So, you are saying that we should no longer use suspend or resume?
Not at all – please keep using suspend and resume. As far as I know, the recognition issue reported was occurring when using suspend immediately after starting listening as a way of “priming” or avoiding calibration time to give the user the impression of an instant start, which is always going to be bad for a voice activity detection system that is either calibrating or using ongoing sampling of noise levels since it is starting and then immediately removing the data that is needed to get the starting speech/silence threshold, then later suddenly performing recognition on speech that is separated from the original input by some time gap. I’ve always recommended against doing this as far as I can recall, but now it doesn’t even have the upside of giving the impression of a faster start because the startup time no longer includes a calibration period.

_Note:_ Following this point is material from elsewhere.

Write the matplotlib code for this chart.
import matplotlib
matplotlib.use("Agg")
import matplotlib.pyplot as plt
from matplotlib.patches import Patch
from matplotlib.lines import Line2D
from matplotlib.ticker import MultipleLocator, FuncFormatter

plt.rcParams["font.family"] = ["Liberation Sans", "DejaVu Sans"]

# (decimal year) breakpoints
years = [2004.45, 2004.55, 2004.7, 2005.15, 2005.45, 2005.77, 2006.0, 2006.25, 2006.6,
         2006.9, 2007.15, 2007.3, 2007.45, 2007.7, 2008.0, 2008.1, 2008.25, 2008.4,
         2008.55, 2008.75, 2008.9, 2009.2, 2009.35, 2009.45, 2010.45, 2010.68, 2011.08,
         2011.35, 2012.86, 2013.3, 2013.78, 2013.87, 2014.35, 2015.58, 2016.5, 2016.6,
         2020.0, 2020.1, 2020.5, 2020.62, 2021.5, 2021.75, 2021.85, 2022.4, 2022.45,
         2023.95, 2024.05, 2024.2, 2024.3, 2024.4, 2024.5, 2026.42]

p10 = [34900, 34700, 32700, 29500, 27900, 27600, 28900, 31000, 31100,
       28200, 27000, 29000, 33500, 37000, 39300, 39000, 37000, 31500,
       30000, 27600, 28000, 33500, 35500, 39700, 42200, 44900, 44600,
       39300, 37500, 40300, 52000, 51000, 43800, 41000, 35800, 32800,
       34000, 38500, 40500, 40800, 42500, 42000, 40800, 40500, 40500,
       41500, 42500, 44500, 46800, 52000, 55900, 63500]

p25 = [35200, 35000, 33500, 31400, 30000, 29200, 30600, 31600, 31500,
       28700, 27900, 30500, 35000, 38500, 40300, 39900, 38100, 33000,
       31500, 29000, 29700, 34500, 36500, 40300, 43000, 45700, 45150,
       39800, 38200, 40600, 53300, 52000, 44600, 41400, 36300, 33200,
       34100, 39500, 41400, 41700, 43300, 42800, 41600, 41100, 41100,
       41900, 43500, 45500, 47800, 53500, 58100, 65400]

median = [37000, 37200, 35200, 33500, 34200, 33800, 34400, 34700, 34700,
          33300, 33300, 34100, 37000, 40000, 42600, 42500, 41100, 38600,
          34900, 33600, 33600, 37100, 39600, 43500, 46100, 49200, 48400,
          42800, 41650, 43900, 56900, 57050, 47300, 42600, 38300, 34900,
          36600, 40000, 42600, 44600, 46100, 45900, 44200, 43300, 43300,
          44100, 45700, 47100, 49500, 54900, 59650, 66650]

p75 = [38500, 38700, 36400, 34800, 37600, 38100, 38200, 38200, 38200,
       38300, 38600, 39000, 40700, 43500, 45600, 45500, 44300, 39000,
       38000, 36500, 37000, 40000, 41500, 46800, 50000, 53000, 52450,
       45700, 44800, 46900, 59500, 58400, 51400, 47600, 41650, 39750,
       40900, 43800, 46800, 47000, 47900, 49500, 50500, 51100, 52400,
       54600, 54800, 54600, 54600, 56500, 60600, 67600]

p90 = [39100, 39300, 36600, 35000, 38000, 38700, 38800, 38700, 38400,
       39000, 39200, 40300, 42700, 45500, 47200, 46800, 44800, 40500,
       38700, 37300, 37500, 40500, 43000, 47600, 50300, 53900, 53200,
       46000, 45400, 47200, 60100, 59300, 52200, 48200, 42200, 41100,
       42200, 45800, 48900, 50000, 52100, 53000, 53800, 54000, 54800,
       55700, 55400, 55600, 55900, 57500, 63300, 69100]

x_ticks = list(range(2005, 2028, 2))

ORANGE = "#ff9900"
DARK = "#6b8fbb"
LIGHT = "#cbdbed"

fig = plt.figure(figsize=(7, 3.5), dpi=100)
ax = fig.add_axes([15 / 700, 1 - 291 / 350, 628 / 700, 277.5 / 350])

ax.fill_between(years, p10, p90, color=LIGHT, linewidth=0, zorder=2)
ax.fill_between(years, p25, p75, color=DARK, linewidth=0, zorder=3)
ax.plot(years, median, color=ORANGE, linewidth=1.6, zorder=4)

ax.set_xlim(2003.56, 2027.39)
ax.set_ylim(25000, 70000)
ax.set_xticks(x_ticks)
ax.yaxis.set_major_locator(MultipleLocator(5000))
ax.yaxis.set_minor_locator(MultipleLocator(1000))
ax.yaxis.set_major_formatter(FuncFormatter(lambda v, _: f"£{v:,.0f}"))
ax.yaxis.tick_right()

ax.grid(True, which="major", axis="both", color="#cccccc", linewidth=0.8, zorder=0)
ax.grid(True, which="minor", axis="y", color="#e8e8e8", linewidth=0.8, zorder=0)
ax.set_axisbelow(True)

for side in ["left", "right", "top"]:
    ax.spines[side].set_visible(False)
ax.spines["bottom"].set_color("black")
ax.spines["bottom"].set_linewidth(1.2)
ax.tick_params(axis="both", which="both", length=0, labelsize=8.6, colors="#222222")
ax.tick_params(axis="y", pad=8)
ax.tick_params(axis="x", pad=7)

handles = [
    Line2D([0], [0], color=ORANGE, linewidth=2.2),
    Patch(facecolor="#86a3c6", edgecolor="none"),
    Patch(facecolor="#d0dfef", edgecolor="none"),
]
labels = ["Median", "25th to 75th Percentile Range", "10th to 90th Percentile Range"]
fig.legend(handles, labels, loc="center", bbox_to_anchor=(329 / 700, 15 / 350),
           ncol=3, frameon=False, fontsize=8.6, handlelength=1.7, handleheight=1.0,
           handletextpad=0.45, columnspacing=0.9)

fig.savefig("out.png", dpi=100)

It’s 100% fine to use suspend and resume intermittently for its intended purpose of suspending and resuming already-started recognition to prevent recognition being performed when it isn’t desired, such as during audio playback or TTS output. For a potentially very long period of suspension that isn’t intermittent (the user is entering some part of the interface where they might be working for a while without any need for a speech UI, for instance) you may see better VAD results with fully stopping and then starting later on demand, and I think the startup timeframe is short enough that that isn’t onerous as a UX. Whether this is advantageous should become clear with a little bit of testing.